What's clear to me that it is not stimulus in the limited sense of the word. Will jobs be created immediately? Will it jumpstart spending? No - it's an investment in the future. So, to some degree we need to get over the narrow view of stimulus and accept a bill that will pump money into the economy over a four-year horizon.
But fuzzing the definition of "stimulus" is what led Congress into the current miasma. When I read articles about the way the Senate bill is growing, I just see an old cartoon with a fat cat with dollar signs for eyes, kachinging as he blinks. Stimulus is good. But as we blithely talk in terms of tens of billions of dollars, someone's gotta throw a yellow flag. This stuff has to work. It can't just be corporate giveaways that don't stimulate and don't create infrastructure. And the lobbyists are running around Washington unable to even ask for the money, they're drooling so hard.
David quotes Craig Settles, who I've talked to in years past about muni broadband, about the tendency to throw money without accountability:
The first rule of technology investment is you spend time understanding the end user, what they need and the conditions under which they will use the technology. If you don’t do this well, you end up throwing millions or, in this case, potentially billions down a rat hole.

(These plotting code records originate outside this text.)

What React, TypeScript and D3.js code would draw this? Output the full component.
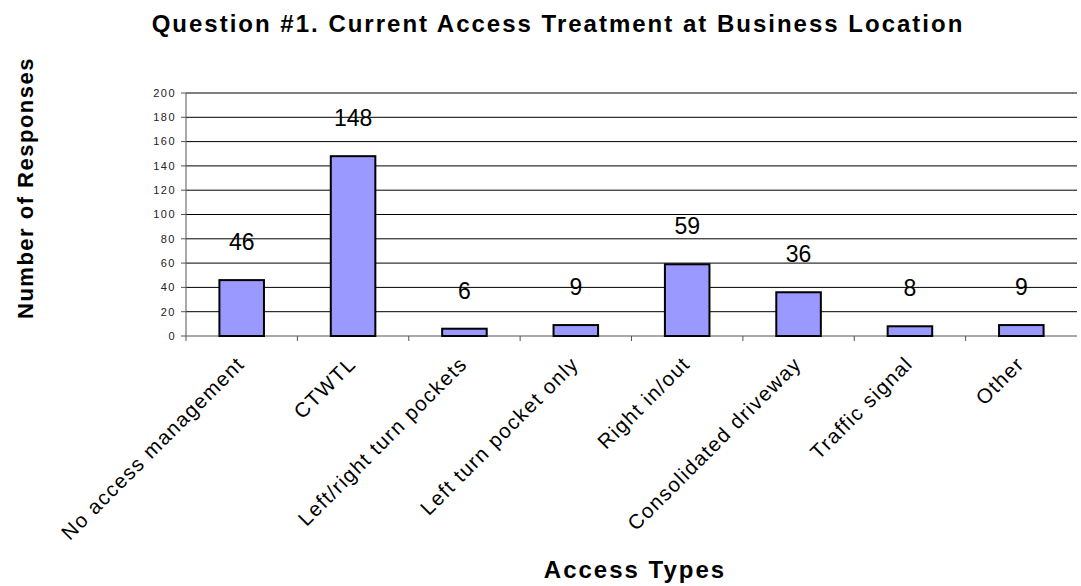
import React from "react";
import * as d3 from "d3";

const categories = [
  "No access management",
  "CTWTL",
  "Left/right turn pockets",
  "Left turn pocket only",
  "Right in/out",
  "Consolidated driveway",
  "Traffic signal",
  "Other",
];
const values = [46, 148, 6, 9, 59, 36, 8, 9];
const yTicks = [0, 20, 40, 60, 80, 100, 120, 140, 160, 180, 200];

const W = 1081;
const H = 586;
const left = 186;
const right = 1077;
const top = 93;
const bottom = 336;

export default function App() {
  const x = d3.scaleBand<string>().domain(categories).range([left, right]).paddingInner(0).paddingOuter(0);
  const y = d3.scaleLinear().domain([0, 200]).range([bottom, top]);
  const bw = x.bandwidth() * 0.4;
  const font = "Arial, 'Liberation Sans', sans-serif";
  return (
    <svg width={W} height={H} style={{ position: "absolute", left: 0, top: 0, background: "#fff" }}>
      <rect x={0} y={0} width={W} height={H} fill="#fff" />
      <text x={558} y={32} textAnchor="middle" fontFamily={font} fontWeight="bold" fontSize={24} letterSpacing={2}>
        Question #1. Current Access Treatment at Business Location
      </text>
      {yTicks.map((t) => (
        <g key={t}>
          {t > 0 && <line x1={left} x2={right} y1={y(t)} y2={y(t)} stroke="#000" strokeWidth={1} />}
          <line x1={left - 5} x2={left} y1={y(t)} y2={y(t)} stroke="#555" strokeWidth={1} />
          <text x={left - 10} y={y(t)} dy="0.35em" textAnchor="end" fontFamily={font} fontSize={11} letterSpacing={1.5} fill="#222">
            {t}
          </text>
        </g>
      ))}
      <line x1={left} x2={left} y1={top} y2={bottom} stroke="#555" strokeWidth={1} />
      <line x1={left} x2={right} y1={bottom} y2={bottom} stroke="#555" strokeWidth={1} />
      {categories.map((c, i) => (
        <line key={"t" + i} x1={x(c)!} x2={x(c)!} y1={bottom} y2={bottom + 5} stroke="#555" strokeWidth={1} />
      ))}
      {categories.map((c, i) => {
        const cx = x(c)! + x.bandwidth() / 2;
        return (
          <g key={c}>
            <rect x={cx - bw / 2} y={y(values[i])} width={bw} height={bottom - y(values[i])} fill="#9999FF" stroke="#000" strokeWidth={2} />
            <text x={cx} y={y(values[i]) - 30} textAnchor="middle" fontFamily={font} fontSize={23}>
              {values[i]}
            </text>
            <text
              transform={`translate(${cx - 6},${bottom + 19}) rotate(-45)`}
              textAnchor="end"
              dy="0.7em"
              fontFamily={font}
              fontSize={20.5}
              letterSpacing={1.4}
            >
              {c}
            </text>
          </g>
        );
      })}
      <text
        transform={`translate(33,188) rotate(-90)`}
        textAnchor="middle"
        fontFamily={font}
        fontWeight="bold"
        fontSize={22}
        letterSpacing={1.5}
      >
        Number of Responses
      </text>
      <text x={635} y={578} textAnchor="middle" fontFamily={font} fontWeight="bold" fontSize={24} letterSpacing={2}>
        Access Types
      </text>
    </svg>
  );
}
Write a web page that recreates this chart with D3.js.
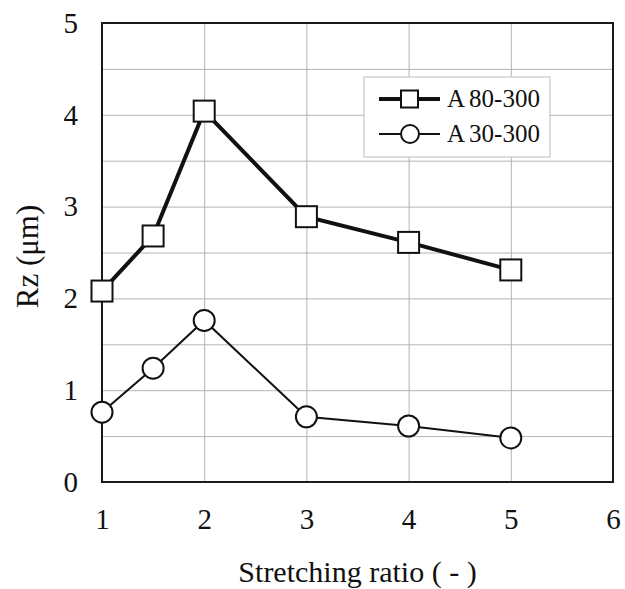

You will spend money for things that people don’t need or can’t use.
So the question of rural broadband comes down to methodology. How is it done? Part of the plan is to hand over some $3 billion to the like of AT&T and Verizon, to cover the costs, apparently unrecoverable through normal service charges, of installing networks in rural and underserved areas. But, hmm, we didn't pay asphalt companies money in the hopes that they would build roads, did we? So why are we doing it here?
The private sector simply hasn't worked for these areas. Fixing the problems means not just government checks but, gasp, government oversight. That might mean grants to states or even, gasp, a direct federal project, with technology project management. OK, government doesn't have a great track record at managing projects. So outsource the management. But leave the accountability.
And the crazy thing is this $9 billion to get everyone in the U.S. with at least the possibility of "broadband" doesn't begin to address the real issue: pathetic speeds and a "national" network that is dependent on cable networks that have to block P2P to serve all users in a neighborhood. What is needed is probably $100 billion in investment. The long-term benefits would be amazing, but what would it take to incentivize that kind of build-out?